The Montclair State Universty cafeteria was partly filled with over 30 students, all coming together to play Magic the Gathering – a card game similar to Yugioh. They made a diverse range, from one student who clutched a slice of pizza in one hand and repetitively tossed his chap stick into the air with the other, to multiple guys who appeared with their girlfriends.
Yet, rather than being 30 individual, isolated students, the group became a boisterous community of students hanging out together. This atmosphere wasn’t unique to the students who showed up to play Magic the Gathering, as an identical vibe reappeared four days later at a Super Smash Bros. Tournament held in University Hall.
The hosts and a large portion of the attendees were part of Montclair University Gamers – a Class I organization of the Student Government Association designed to be “a central point for the many Montclair students who enjoy gaming that they would not have otherwise,” according to the organization’s HawkSync page.

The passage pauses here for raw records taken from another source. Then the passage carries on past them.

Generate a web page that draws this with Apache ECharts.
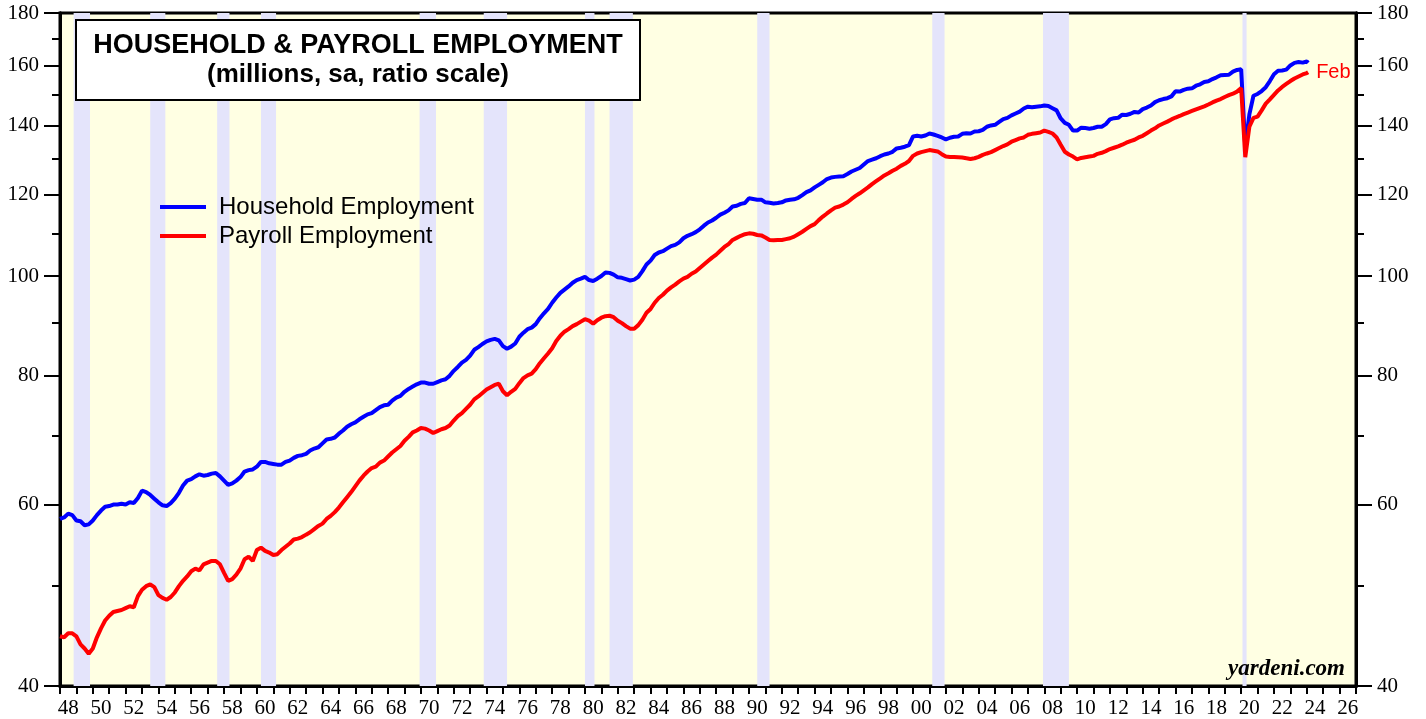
<!DOCTYPE html>
<html><head><meta charset="utf-8">
<script src="https://cdn.jsdelivr.net/npm/echarts@6/dist/echarts.min.js"></script>
<style>html,body{margin:0;padding:0;background:#fff}#c{width:1426px;height:719px}</style>
</head><body><div id="c"></div>
<script>
// ---- DATA (quarterly readings: Jan, Apr, Jul, Oct; millions, sa) ----
const startYear = 1948;
const household = [
  58.1, 58.3, 58.8, 58.6,   57.9, 57.8, 57.3, 57.4,   57.9, 58.6, 59.2, 59.7,   59.8, 60.0, 60.0, 60.1,
  60.0, 60.3, 60.2, 60.9,   61.9, 61.7, 61.3, 60.8,   60.3, 59.9, 59.8, 60.2,   60.8, 61.6, 62.6, 63.3,
  63.5, 63.9, 64.2, 64.0,   64.1, 64.3, 64.4, 63.9,   63.3, 62.7, 62.9, 63.3,   63.8, 64.6, 64.8, 64.9,
  65.3, 66.0, 66.0, 65.8,   65.7, 65.6, 65.6, 66.0,   66.2, 66.6, 66.9, 67.0,   67.2, 67.7, 68.0, 68.2,
  68.8, 69.4, 69.5, 69.7,   70.3, 70.8, 71.4, 71.8,   72.1, 72.6, 73.0, 73.4,   73.6, 74.1, 74.6, 74.9,
  75.0, 75.7, 76.2, 76.5,   77.2, 77.7, 78.1, 78.5,   78.8, 78.8, 78.6, 78.6,   78.9, 79.2, 79.4, 80.0,
  80.9, 81.6, 82.4, 82.9,   83.7, 84.8, 85.3, 85.9,   86.4, 86.7, 86.9, 86.6,   85.5, 85.0, 85.4, 86.0,
  87.3, 88.1, 88.8, 89.1,   89.8, 91.0, 92.0, 92.9,   94.2, 95.3, 96.3, 97.0,   97.7, 98.5, 99.1, 99.4,
  99.8, 99.1, 98.9, 99.4,   100.0, 100.8, 100.7, 100.3, 99.7, 99.6, 99.3, 99.0,  99.2, 99.8, 101.1, 102.6,
  103.5, 104.8, 105.4, 105.7, 106.3, 106.9, 107.2, 107.8, 108.8, 109.4, 109.8, 110.3, 111.0, 111.9, 112.7, 113.2,
  113.9, 114.7, 115.2, 115.8, 116.8, 117.0, 117.5, 117.7, 119.0, 118.8, 118.6, 118.6, 117.9, 117.8, 117.6, 117.7,
  117.9, 118.4, 118.6, 118.7, 119.1, 119.8, 120.6, 121.1, 121.9, 122.6, 123.3, 124.2, 124.6, 124.8, 124.9, 125.0,
  125.6, 126.3, 126.8, 127.3, 128.3, 129.3, 129.7, 130.1, 130.7, 131.2, 131.5, 132.0, 133.0, 133.2, 133.5, 134.0,
  136.6, 136.8, 136.6, 136.9, 137.5, 137.2, 136.8, 136.3, 135.7, 136.2, 136.5, 136.6, 137.4, 137.6, 137.5, 138.1,
  138.2, 138.6, 139.6, 140.0, 140.2, 141.1, 142.0, 142.4, 143.2, 143.8, 144.4, 145.4, 146.0, 145.8, 146.0, 146.1,
  146.4, 146.2, 145.5, 144.8, 142.2, 140.8, 140.2, 138.4, 138.4, 139.3, 139.2, 139.0, 139.2, 139.6, 139.6, 140.4,
  141.9, 142.3, 142.4, 143.4, 143.3, 143.7, 144.3, 144.1, 145.2, 145.7, 146.4, 147.5, 148.1, 148.5, 148.8, 149.4,
  151.1, 151.0, 151.6, 152.0, 152.1, 153.0, 153.5, 154.3, 154.5, 155.3, 155.9, 156.6, 156.7, 156.8, 157.9, 158.5,
  158.7, 133.4, 143.5, 149.6, 150.2, 151.2, 152.5, 154.6, 157.0, 158.2, 158.3, 158.6, 160.1, 161.0, 161.3, 161.1,
  161.5
];
const payroll = [
  44.7, 44.6, 45.0, 45.0,   44.7, 43.9, 43.5, 43.0,   43.5, 44.6, 45.5, 46.3,   46.8, 47.2, 47.3, 47.4,
  47.6, 47.8, 47.7, 48.9,   49.6, 50.0, 50.2, 49.9,   49.0, 48.7, 48.5, 48.8,   49.3, 50.0, 50.6, 51.1,
  51.7, 52.0, 51.8, 52.5,   52.7, 52.9, 52.9, 52.5,   51.5, 50.6, 50.8, 51.3,   52.0, 53.1, 53.4, 52.9,
  54.2, 54.5, 54.1, 53.9,   53.6, 53.7, 54.2, 54.6,   55.0, 55.5, 55.6, 55.8,   56.1, 56.4, 56.8, 57.2,
  57.5, 58.1, 58.5, 59.0,   59.6, 60.3, 61.0, 61.7,   62.5, 63.3, 64.0, 64.6,   65.1, 65.3, 65.9, 66.2,
  66.8, 67.4, 67.9, 68.4,   69.2, 69.8, 70.5, 70.8,   71.2, 71.1, 70.8, 70.4,   70.7, 71.0, 71.2, 71.6,
  72.4, 73.1, 73.6, 74.3,   75.0, 75.9, 76.4, 77.0,   77.6, 78.0, 78.4, 78.6,   77.3, 76.6, 77.2, 77.7,
  78.7, 79.6, 80.1, 80.4,   81.2, 82.3, 83.2, 84.1,   85.1, 86.5, 87.5, 88.3,   88.8, 89.4, 89.8, 90.3,
  90.8, 90.5, 89.9, 90.6,   91.1, 91.4, 91.5, 91.2,   90.5, 90.0, 89.4, 88.9,   88.9, 89.6, 90.7, 92.1,
  92.9, 94.2, 95.2, 95.9,   96.8, 97.5, 98.1, 98.8,   99.4, 99.8, 100.5, 101.0, 101.8, 102.6, 103.4, 104.2,
  104.9, 105.8, 106.7, 107.4, 108.4, 108.9, 109.4, 109.8, 110.0, 109.9, 109.6, 109.5, 109.0, 108.4, 108.3, 108.4,
  108.4, 108.6, 108.8, 109.2, 109.8, 110.4, 111.1, 111.8, 112.3, 113.3, 114.2, 115.0, 115.8, 116.5, 116.8, 117.3,
  117.9, 118.8, 119.6, 120.3, 121.1, 121.9, 122.8, 123.6, 124.4, 125.2, 125.8, 126.5, 127.1, 127.9, 128.5, 129.3,
  130.8, 131.5, 131.9, 132.2, 132.5, 132.3, 132.1, 131.3, 130.6, 130.5, 130.5, 130.4, 130.3, 130.1, 129.9, 130.1,
  130.5, 131.1, 131.5, 131.9, 132.5, 133.1, 133.7, 134.2, 135.0, 135.5, 136.0, 136.3, 137.1, 137.4, 137.6, 137.8,
  138.4, 138.0, 137.5, 136.3, 134.1, 132.0, 131.2, 130.6, 129.8, 130.2, 130.4, 130.6, 130.8, 131.4, 131.7, 132.2,
  132.8, 133.2, 133.6, 134.1, 134.7, 135.2, 135.6, 136.3, 136.8, 137.6, 138.4, 139.1, 140.0, 140.6, 141.2, 141.9,
  142.5, 143.0, 143.6, 144.1, 144.6, 145.1, 145.6, 146.1, 146.7, 147.4, 148.0, 148.5, 149.2, 149.8, 150.3, 151.0,
  152.2, 130.4, 139.6, 142.4, 142.8, 144.8, 147.0, 148.4, 149.9, 151.4, 152.6, 153.6, 154.6, 155.5, 156.2, 156.9,
  157.4
];
const lastMonthTime = 2024 + 1 / 12;   // Feb 2024
const householdLast = 161.0;
const payrollLast = 157.7;
const lastLabel = 'Feb';
const recessions = [
  [1948.83, 1949.83], [1953.50, 1954.42], [1957.58, 1958.33], [1960.25, 1961.17],
  [1969.92, 1970.92], [1973.83, 1975.25], [1980.00, 1980.58], [1981.50, 1982.92],
  [1990.50, 1991.25], [2001.17, 2001.92], [2007.92, 2009.50], [2020.08, 2020.33]
];
const firstYear = 1948, lastYear = 2026;
const yearLabels = [];
for (let y = firstYear; y <= lastYear; y++) yearLabels.push(String(y).slice(2));
const yLabelTicks = [40, 60, 80, 100, 120, 140, 160, 180];
const yMinorTicks = [50, 70, 90, 110, 130, 150, 170];
const seriesNames = ['Household Employment', 'Payroll Employment'];
const titleLines = ['HOUSEHOLD & PAYROLL EMPLOYMENT', '(millions, sa, ratio scale)'];

// ---- BUILD ----
const hhData = household.map((v, i) => [startYear + i / 4, v]);
hhData.push([lastMonthTime, householdLast]);
const prData = payroll.map((v, i) => [startYear + i / 4, v]);
prData.push([lastMonthTime, payrollLast]);

function yAx(pos, ticks, len, labels) {
  return {
    type: 'log', logBase: 10, min: 40, max: 180, position: pos, offset: 0,
    axisLine: { show: true, lineStyle: { color: '#000', width: 3 } },
    axisTick: { show: true, length: len, customValues: ticks, lineStyle: { color: '#000', width: 2 } },
    axisLabel: { show: labels, customValues: ticks, margin: 21, color: '#000',
      fontFamily: 'Liberation Serif', fontSize: 21 },
    splitLine: { show: false }, minorTick: { show: false }
  };
}

const chart = echarts.init(document.getElementById('c'), null, { renderer: 'canvas' });
chart.setOption({
  animation: false,
  backgroundColor: '#fff',
  grid: { left: 60, right: 70, top: 13, bottom: 33, show: true,
    backgroundColor: '#ffffe3', borderColor: '#000', borderWidth: 3 },
  xAxis: [
    { type: 'category', data: yearLabels, boundaryGap: true, position: 'bottom',
      axisLine: { show: true, lineStyle: { color: '#000', width: 3 } },
      axisTick: { show: true, interval: 0, length: 8, lineStyle: { color: '#000', width: 2 } },
      axisLabel: { interval: 1, margin: 12, color: '#000', fontFamily: 'Liberation Serif', fontSize: 21 },
      splitLine: { show: false } },
    { type: 'value', min: firstYear, max: lastYear + 1, show: false }
  ],
  yAxis: [
    yAx('left', yLabelTicks, 16, true),
    yAx('left', yMinorTicks, 8, false),
    yAx('right', yLabelTicks, 16, true),
    yAx('right', yMinorTicks, 8, false)
  ],
  legend: {
    data: seriesNames, orient: 'vertical', left: 160, top: 195, itemGap: 5, padding: 0,
    itemWidth: 46, itemHeight: 4, icon: 'rect',
    textStyle: { color: '#000', fontFamily: 'Liberation Sans', fontSize: 24, padding: [0, 0, 0, 8] }
  },
  series: [
    { name: 'recessions', type: 'line', xAxisIndex: 1, yAxisIndex: 0, data: [], z: 1, silent: true,
      markArea: { silent: true, itemStyle: { color: '#e4e4fb' },
        data: recessions.map(r => [{ xAxis: r[0] }, { xAxis: r[1] }]) } },
    { name: seriesNames[0], type: 'line', xAxisIndex: 1, yAxisIndex: 0, data: hhData, z: 3,
      showSymbol: false, color: '#0000ff', lineStyle: { color: '#0000ff', width: 4 } },
    { name: seriesNames[1], type: 'line', xAxisIndex: 1, yAxisIndex: 0, data: prData, z: 4,
      showSymbol: false, color: '#ff0000', lineStyle: { color: '#ff0000', width: 4 },
      endLabel: { show: true, formatter: lastLabel, color: '#ff0000', fontFamily: 'Liberation Sans',
        fontSize: 20, distance: 8 } }
  ],
  graphic: [
    { type: 'rect', z: 100, shape: { x: 76, y: 20, width: 564, height: 80 },
      style: { fill: '#fff', stroke: '#000', lineWidth: 2 } },
    { type: 'text', z: 101, x: 358, y: 46, style: { text: titleLines[0], fill: '#000',
      font: 'bold 27px "Liberation Sans"', textAlign: 'center', textVerticalAlign: 'middle' } },
    { type: 'text', z: 101, x: 358, y: 75, style: { text: titleLines[1], fill: '#000',
      font: 'bold 26px "Liberation Sans"', textAlign: 'center', textVerticalAlign: 'middle' } },
    { type: 'text', z: 101, x: 1345, y: 669, style: { text: 'yardeni.com', fill: '#000',
      font: 'italic bold 23px "Liberation Serif"', textAlign: 'right', textVerticalAlign: 'middle' } }
  ]
});
</script></body></html>
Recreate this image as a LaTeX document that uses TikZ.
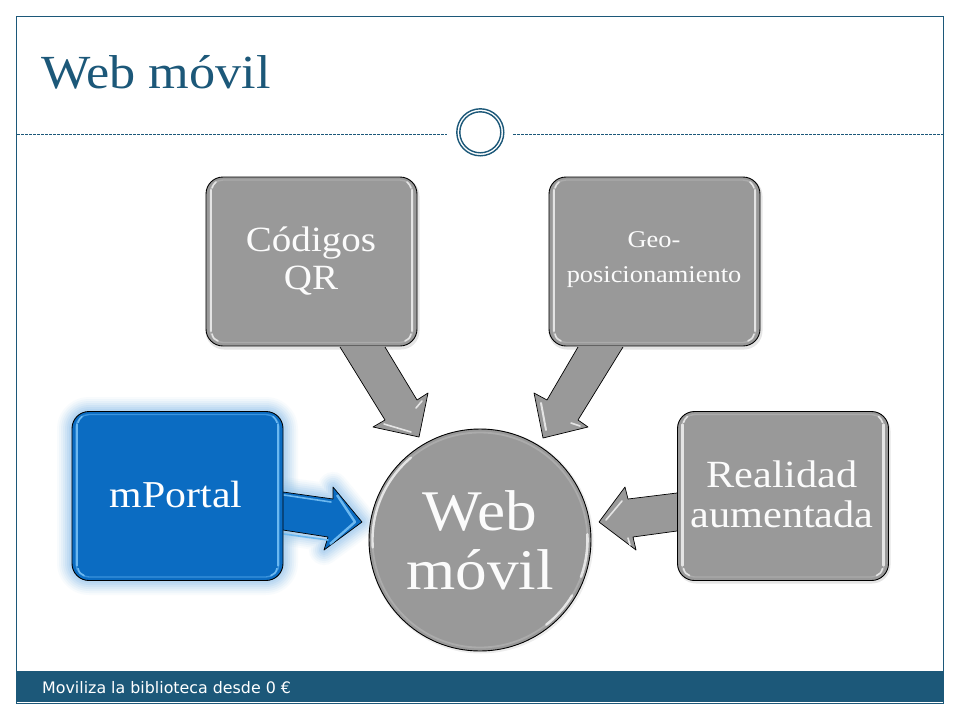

The organization hosted the Magic the Gathering tournament on March 19 and the Super Smash Bros. Tournament on March 23.
I participated in the Magic the Gathering tournament. I used to play the card game a lot in high school, but I had not played in over four years.
Magic the Gathering is a game where creature cards, bearing illustrative drawings of vampires, trolls, goblins and warriors among other types, are combined with spell cards in order to attack the opponent. Each turn has multiple phases, but the end goal is to get the opponent’s life to 0 before he does the same to you.
I was rusty, and I didn’t entirely remember all the rules and regulations. I was expecting the condescension that sometimes appears at these events. I was never a fantastic Magic the Gathering player, and I was met with scorn on occasion when I made mistakes at events in my high school days.
But none of that happened. I was not met with derision when I had typical questions of a newcomer. Rather, my opponents welcomed me as a novice and took the time to explain some of the rules that I had forgotten. I didn’t do so well – I only won one out of my four matches – but I can’t say I didn’t enjoy myself.
One might expect that only current Montclair State students appeared at the event, but that wasn’t the case. P.J. Benson, a theater studies major who graduated in 2015, came and participated in the tournament. “I was an active member of the gamers club since I was a freshman,” Benson said. “I had the day off from work, and a lot of my friends still go to Montclair [State] and are still part of the gamer’s club. It’s friendly and welcoming. Everyone here is willing to help us learn the game.”
The tournament finished, winners were rewarded with extra packs of cards and everyone blitzed the one saint of a Rathskeller employee who decided to bring multiple boxes of pizza to the event instead of throwing them out at the end of the night.
In a larger sense, gaming culture is oftentimes linked with a hostile environment towards women. The Pew Research Center conducted a survey that found 50 percent of men and 48 percent of women have played video games, but there’s a perception that gaming is a male-dominated culture. Gamergate is a controversy that centered around harassment of women in the community, and it pervades still some of the culture.
But, that wasn’t the case for Abigail Martin, a sophomore theatre studies major with a concentration in production and design, and other women gamers in the club. Martin, who is the secretary of the club, said she was interested in the club the first week of her first semester at Montclair State. She walked into their office while an executive board meeting was going on and, although she said she was embarrassed she walked into this “secret” meeting, they welcomed her right away.
“The thing that I enjoy the most is how accepting everyone is. I met a lot of the friends I have now. It’s a really awesome group of people,” Martin said. “People come from all over – different majors, different backgrounds – and you don’t really find that as much in other clubs. Everyone is so different, but we have one common interest that holds us together.”
A few days later, Montclair University Gamers held a Super Smash Bros Tournament in University Hall. Sugary foods and drinks filled the snack table. There were cupcakes, Starburst, Teddy Grahams and cookies, and if that wasn’t enough then you could wash that down with Pepsi, Orange Crush, Sprite or apple juice.
Super Smash Bros. is a video game where players can play characters from all over the Nintendo universe – from Mario to Jigglypuff – to duke it out and attempt to knock their opponent off the stage. A simple sounding game turns into a duel of positioning, ledge-grabbing and rapid stick maneuvers.
Like the Magic the Gathering tournament, a community of students formed. There were five separate televisions where the games were being played, and students surrounded the televisions during the matches. At the beginning, attendees were spread out across the room, but nearly everyone surrounded the final event and reacted to every move.
The gaming community is often stereotyped as isolated and socially inept, but Montclair University Gamers brings students of all backgrounds together and forms a community linked by one common interest: gaming.